[Exercise aim] Only the lines from the one containing "Rebuild this chart" through the one containing "const sd5 = [0, 3.7, 5.4, 3.5, 54.2, 30.8, 26.8, 29.9];" should be duplicated, exactly as they appear. Pictures are to be left out.

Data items

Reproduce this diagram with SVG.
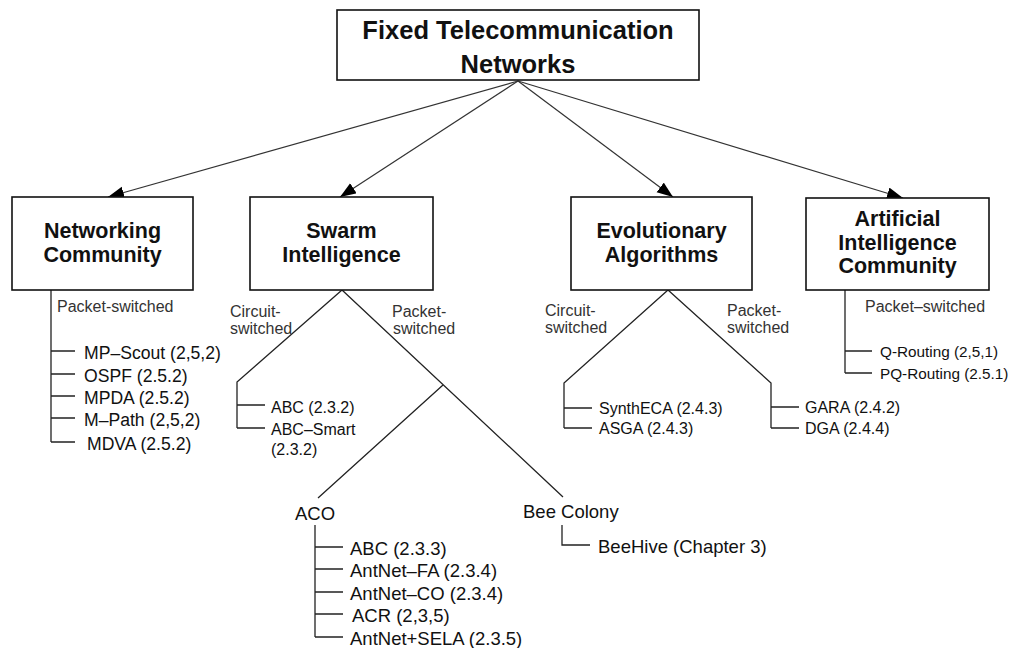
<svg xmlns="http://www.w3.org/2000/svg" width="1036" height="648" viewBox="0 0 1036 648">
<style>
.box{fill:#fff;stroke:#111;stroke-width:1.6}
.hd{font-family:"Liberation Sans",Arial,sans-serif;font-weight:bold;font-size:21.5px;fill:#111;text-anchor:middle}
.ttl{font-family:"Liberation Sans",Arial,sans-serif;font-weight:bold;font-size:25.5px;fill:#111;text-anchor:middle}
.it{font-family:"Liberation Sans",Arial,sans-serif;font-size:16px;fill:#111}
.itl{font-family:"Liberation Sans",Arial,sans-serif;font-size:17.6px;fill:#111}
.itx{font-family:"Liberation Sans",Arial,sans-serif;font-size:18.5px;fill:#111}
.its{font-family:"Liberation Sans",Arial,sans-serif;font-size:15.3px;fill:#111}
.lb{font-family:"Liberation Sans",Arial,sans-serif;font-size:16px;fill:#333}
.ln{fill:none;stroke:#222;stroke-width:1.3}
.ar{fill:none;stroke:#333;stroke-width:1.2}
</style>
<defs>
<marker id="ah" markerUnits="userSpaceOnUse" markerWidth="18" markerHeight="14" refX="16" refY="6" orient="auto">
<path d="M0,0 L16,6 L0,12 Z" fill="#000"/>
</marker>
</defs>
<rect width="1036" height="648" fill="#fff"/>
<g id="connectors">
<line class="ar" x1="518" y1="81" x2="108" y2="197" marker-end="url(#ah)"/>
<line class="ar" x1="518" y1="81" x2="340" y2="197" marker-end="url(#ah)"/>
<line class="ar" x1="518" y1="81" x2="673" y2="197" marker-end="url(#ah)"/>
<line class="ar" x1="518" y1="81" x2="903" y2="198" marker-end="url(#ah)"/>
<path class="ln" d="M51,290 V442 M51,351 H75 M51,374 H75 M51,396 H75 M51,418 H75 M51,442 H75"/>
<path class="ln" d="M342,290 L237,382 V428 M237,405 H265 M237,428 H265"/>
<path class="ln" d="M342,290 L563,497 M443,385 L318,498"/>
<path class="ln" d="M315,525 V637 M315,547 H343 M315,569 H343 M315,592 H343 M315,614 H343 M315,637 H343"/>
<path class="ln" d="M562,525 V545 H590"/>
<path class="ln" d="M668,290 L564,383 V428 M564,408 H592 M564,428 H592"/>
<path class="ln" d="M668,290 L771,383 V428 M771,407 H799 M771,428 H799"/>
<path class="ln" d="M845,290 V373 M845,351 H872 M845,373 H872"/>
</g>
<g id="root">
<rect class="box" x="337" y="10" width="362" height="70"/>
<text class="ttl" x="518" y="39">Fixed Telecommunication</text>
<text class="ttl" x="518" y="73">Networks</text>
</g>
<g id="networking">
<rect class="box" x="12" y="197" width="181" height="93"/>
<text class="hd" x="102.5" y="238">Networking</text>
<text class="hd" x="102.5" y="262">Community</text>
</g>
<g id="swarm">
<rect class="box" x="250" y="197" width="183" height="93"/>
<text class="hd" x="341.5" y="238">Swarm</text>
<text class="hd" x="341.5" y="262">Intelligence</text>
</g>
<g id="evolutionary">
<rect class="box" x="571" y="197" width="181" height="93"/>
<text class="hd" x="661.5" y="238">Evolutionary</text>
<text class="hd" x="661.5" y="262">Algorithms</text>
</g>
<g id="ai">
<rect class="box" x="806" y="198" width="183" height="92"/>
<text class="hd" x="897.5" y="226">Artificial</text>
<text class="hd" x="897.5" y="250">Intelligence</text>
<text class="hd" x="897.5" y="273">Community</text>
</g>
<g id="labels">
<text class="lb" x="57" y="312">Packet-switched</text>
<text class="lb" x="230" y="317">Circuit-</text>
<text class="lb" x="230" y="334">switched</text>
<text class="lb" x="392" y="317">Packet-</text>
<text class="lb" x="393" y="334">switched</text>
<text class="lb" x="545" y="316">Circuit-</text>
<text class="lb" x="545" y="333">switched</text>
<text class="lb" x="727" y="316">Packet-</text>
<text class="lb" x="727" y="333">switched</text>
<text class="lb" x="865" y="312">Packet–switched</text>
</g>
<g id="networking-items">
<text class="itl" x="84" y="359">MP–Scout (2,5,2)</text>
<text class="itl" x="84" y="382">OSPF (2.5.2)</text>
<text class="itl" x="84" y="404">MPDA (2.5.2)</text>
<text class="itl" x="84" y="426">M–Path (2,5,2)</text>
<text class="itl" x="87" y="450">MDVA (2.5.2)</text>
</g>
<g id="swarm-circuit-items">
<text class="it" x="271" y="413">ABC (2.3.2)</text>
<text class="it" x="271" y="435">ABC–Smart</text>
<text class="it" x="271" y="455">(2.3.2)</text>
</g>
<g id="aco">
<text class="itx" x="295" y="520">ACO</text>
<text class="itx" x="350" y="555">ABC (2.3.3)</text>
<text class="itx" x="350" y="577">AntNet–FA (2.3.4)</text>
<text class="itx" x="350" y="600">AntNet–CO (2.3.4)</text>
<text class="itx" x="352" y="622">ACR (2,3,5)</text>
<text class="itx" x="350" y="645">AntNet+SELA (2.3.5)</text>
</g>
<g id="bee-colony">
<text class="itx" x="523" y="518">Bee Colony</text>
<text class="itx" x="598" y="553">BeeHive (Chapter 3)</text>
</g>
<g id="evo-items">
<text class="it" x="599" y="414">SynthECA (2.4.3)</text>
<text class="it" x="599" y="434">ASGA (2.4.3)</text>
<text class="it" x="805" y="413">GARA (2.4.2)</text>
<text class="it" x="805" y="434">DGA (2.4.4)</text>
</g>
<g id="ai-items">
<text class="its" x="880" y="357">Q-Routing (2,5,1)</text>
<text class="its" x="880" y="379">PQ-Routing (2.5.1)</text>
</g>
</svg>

--

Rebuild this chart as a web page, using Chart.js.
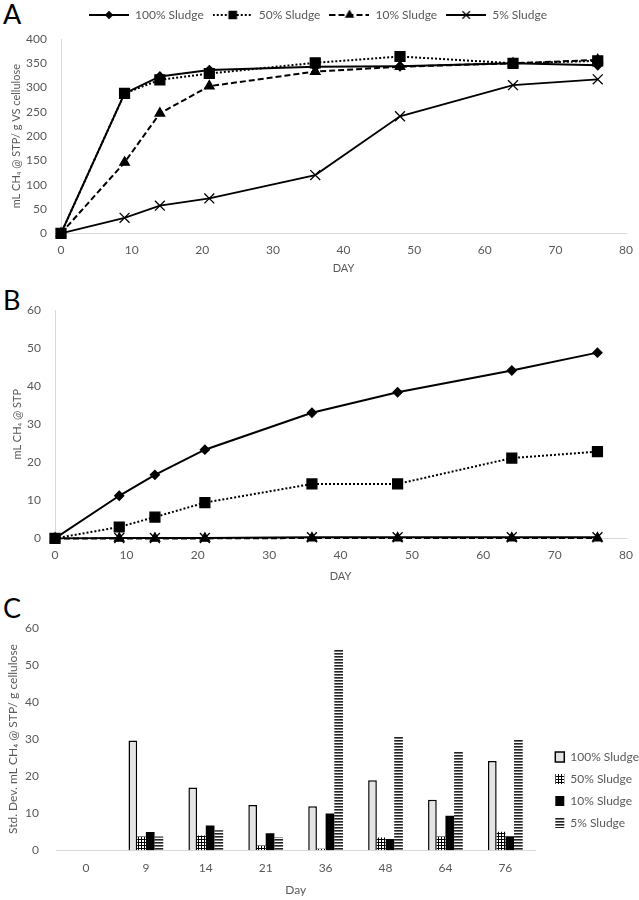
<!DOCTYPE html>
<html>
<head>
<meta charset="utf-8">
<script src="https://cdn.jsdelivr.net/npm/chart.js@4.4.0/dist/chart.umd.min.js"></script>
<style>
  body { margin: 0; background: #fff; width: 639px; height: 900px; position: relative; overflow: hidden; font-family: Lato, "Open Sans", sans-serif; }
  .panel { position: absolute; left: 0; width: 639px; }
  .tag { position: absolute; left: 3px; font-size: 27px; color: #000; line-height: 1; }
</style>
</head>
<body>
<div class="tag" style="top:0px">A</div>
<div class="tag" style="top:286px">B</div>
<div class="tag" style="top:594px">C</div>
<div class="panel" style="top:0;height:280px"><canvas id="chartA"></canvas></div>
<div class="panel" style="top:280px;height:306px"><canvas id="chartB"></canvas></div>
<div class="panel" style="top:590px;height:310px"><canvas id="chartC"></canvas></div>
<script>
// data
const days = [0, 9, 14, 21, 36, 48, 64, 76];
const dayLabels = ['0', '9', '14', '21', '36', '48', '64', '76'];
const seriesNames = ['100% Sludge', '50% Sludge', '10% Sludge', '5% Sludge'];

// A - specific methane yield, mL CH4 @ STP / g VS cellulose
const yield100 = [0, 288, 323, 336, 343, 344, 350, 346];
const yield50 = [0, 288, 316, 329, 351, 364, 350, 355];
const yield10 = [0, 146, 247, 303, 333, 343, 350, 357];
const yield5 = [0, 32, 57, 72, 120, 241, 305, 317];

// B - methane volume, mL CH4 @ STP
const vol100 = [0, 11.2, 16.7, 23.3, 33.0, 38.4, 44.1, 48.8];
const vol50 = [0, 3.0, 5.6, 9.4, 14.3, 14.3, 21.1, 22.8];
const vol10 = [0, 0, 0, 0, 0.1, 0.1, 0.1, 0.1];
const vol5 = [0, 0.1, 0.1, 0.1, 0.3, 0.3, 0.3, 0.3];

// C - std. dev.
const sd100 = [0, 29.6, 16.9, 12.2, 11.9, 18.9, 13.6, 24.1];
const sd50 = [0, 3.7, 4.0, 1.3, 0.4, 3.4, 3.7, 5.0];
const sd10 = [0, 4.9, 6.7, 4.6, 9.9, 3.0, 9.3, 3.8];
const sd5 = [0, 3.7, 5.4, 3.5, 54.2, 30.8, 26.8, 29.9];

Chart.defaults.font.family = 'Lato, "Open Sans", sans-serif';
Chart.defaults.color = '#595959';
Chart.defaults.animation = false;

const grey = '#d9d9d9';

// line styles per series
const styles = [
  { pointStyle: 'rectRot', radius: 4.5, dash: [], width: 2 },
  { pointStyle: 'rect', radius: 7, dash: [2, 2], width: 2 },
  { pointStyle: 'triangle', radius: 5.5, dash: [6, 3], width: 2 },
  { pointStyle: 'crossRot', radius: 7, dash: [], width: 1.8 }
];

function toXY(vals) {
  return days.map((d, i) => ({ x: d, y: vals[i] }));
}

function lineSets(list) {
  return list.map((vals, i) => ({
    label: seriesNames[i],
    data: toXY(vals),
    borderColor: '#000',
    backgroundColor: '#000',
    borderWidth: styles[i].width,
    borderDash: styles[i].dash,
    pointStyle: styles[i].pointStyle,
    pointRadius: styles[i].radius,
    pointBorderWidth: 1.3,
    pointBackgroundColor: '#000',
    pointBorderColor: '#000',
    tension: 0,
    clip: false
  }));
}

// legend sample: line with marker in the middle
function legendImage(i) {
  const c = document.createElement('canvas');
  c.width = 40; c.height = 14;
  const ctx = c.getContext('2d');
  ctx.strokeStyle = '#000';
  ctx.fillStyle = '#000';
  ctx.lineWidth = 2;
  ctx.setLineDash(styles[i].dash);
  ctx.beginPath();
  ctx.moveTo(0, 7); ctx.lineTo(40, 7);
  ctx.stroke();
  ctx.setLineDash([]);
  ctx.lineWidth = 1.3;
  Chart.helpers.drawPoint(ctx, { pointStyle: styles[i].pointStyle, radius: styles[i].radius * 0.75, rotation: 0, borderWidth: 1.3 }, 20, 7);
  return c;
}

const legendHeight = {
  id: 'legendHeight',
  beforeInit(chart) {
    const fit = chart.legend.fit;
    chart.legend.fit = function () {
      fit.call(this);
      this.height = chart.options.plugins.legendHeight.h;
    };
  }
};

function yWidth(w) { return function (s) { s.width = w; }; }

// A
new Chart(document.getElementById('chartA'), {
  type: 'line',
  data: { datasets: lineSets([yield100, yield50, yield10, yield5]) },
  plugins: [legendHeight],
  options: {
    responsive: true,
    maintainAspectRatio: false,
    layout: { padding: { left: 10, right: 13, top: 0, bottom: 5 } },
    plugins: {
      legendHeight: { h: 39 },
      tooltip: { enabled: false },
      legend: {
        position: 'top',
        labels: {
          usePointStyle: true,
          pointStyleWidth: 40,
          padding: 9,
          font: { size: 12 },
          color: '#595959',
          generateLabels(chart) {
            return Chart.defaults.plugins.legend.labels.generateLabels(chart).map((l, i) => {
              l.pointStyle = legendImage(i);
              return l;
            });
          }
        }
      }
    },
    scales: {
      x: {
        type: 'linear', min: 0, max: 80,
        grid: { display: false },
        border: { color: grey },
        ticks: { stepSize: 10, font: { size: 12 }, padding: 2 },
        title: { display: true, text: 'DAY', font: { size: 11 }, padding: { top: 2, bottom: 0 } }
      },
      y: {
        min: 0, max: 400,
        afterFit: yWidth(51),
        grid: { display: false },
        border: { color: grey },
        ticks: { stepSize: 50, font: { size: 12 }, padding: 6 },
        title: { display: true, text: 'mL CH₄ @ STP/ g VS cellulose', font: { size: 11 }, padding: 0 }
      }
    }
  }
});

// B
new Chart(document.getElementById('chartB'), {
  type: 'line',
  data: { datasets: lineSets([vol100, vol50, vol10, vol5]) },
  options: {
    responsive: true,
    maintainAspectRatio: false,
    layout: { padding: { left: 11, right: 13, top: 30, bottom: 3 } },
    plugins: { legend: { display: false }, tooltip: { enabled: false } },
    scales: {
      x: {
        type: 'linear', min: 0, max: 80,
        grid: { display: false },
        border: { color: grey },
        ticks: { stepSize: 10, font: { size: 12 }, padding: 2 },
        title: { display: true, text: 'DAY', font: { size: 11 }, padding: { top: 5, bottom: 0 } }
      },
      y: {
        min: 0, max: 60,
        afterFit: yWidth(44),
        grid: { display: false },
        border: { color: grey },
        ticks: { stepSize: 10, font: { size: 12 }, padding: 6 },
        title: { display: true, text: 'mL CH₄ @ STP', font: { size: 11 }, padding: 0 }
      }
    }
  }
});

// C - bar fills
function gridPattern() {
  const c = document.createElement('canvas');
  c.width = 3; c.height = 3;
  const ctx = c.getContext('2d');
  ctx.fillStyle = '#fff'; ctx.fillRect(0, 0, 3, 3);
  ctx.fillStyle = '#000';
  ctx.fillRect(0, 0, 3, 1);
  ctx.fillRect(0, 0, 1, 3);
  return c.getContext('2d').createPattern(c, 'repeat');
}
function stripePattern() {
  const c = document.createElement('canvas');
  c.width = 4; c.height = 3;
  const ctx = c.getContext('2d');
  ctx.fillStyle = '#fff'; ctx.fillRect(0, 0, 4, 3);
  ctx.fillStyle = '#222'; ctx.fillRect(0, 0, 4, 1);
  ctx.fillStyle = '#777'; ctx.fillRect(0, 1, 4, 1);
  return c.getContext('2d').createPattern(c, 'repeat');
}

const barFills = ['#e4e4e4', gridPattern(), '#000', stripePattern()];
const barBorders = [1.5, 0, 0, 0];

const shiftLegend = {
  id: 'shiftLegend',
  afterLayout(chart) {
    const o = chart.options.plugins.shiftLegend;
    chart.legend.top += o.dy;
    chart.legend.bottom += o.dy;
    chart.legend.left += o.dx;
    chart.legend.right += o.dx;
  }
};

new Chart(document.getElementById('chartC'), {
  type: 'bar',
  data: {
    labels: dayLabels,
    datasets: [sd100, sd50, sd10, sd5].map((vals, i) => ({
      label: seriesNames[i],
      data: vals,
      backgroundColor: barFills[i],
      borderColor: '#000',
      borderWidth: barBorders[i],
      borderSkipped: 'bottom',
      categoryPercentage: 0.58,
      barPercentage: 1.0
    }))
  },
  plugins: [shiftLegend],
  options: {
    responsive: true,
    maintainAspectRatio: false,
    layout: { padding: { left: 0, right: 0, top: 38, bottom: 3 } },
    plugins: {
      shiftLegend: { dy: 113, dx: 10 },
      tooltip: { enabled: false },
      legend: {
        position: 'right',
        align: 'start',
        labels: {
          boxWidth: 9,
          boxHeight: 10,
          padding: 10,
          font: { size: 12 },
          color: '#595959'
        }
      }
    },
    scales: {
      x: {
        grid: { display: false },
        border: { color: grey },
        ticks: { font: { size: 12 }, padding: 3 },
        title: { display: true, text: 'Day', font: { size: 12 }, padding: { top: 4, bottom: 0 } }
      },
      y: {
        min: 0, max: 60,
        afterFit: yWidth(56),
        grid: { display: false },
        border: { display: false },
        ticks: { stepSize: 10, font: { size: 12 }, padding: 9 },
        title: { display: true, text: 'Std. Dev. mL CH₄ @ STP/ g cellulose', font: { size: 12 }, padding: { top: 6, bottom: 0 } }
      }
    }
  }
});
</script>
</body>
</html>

[Written solution]
Rebuild this chart as a web page, using Chart.js.
<!DOCTYPE html>
<html>
<head>
<meta charset="utf-8">
<script src="https://cdn.jsdelivr.net/npm/chart.js@4.4.0/dist/chart.umd.min.js"></script>
<style>
  body { margin: 0; background: #fff; width: 639px; height: 900px; position: relative; overflow: hidden; font-family: Lato, "Open Sans", sans-serif; }
  .panel { position: absolute; left: 0; width: 639px; }
  .tag { position: absolute; left: 3px; font-size: 27px; color: #000; line-height: 1; }
</style>
</head>
<body>
<div class="tag" style="top:0px">A</div>
<div class="tag" style="top:286px">B</div>
<div class="tag" style="top:594px">C</div>
<div class="panel" style="top:0;height:280px"><canvas id="chartA"></canvas></div>
<div class="panel" style="top:280px;height:306px"><canvas id="chartB"></canvas></div>
<div class="panel" style="top:590px;height:310px"><canvas id="chartC"></canvas></div>
<script>
// data
const days = [0, 9, 14, 21, 36, 48, 64, 76];
const dayLabels = ['0', '9', '14', '21', '36', '48', '64', '76'];
const seriesNames = ['100% Sludge', '50% Sludge', '10% Sludge', '5% Sludge'];

// A - specific methane yield, mL CH4 @ STP / g VS cellulose
const yield100 = [0, 288, 323, 336, 343, 344, 350, 346];
const yield50 = [0, 288, 316, 329, 351, 364, 350, 355];
const yield10 = [0, 146, 247, 303, 333, 343, 350, 357];
const yield5 = [0, 32, 57, 72, 120, 241, 305, 317];

// B - methane volume, mL CH4 @ STP
const vol100 = [0, 11.2, 16.7, 23.3, 33.0, 38.4, 44.1, 48.8];
const vol50 = [0, 3.0, 5.6, 9.4, 14.3, 14.3, 21.1, 22.8];
const vol10 = [0, 0, 0, 0, 0.1, 0.1, 0.1, 0.1];
const vol5 = [0, 0.1, 0.1, 0.1, 0.3, 0.3, 0.3, 0.3];

// C - std. dev.
const sd100 = [0, 29.6, 16.9, 12.2, 11.9, 18.9, 13.6, 24.1];
const sd50 = [0, 3.7, 4.0, 1.3, 0.4, 3.4, 3.7, 5.0];
const sd10 = [0, 4.9, 6.7, 4.6, 9.9, 3.0, 9.3, 3.8];
const sd5 = [0, 3.7, 5.4, 3.5, 54.2, 30.8, 26.8, 29.9];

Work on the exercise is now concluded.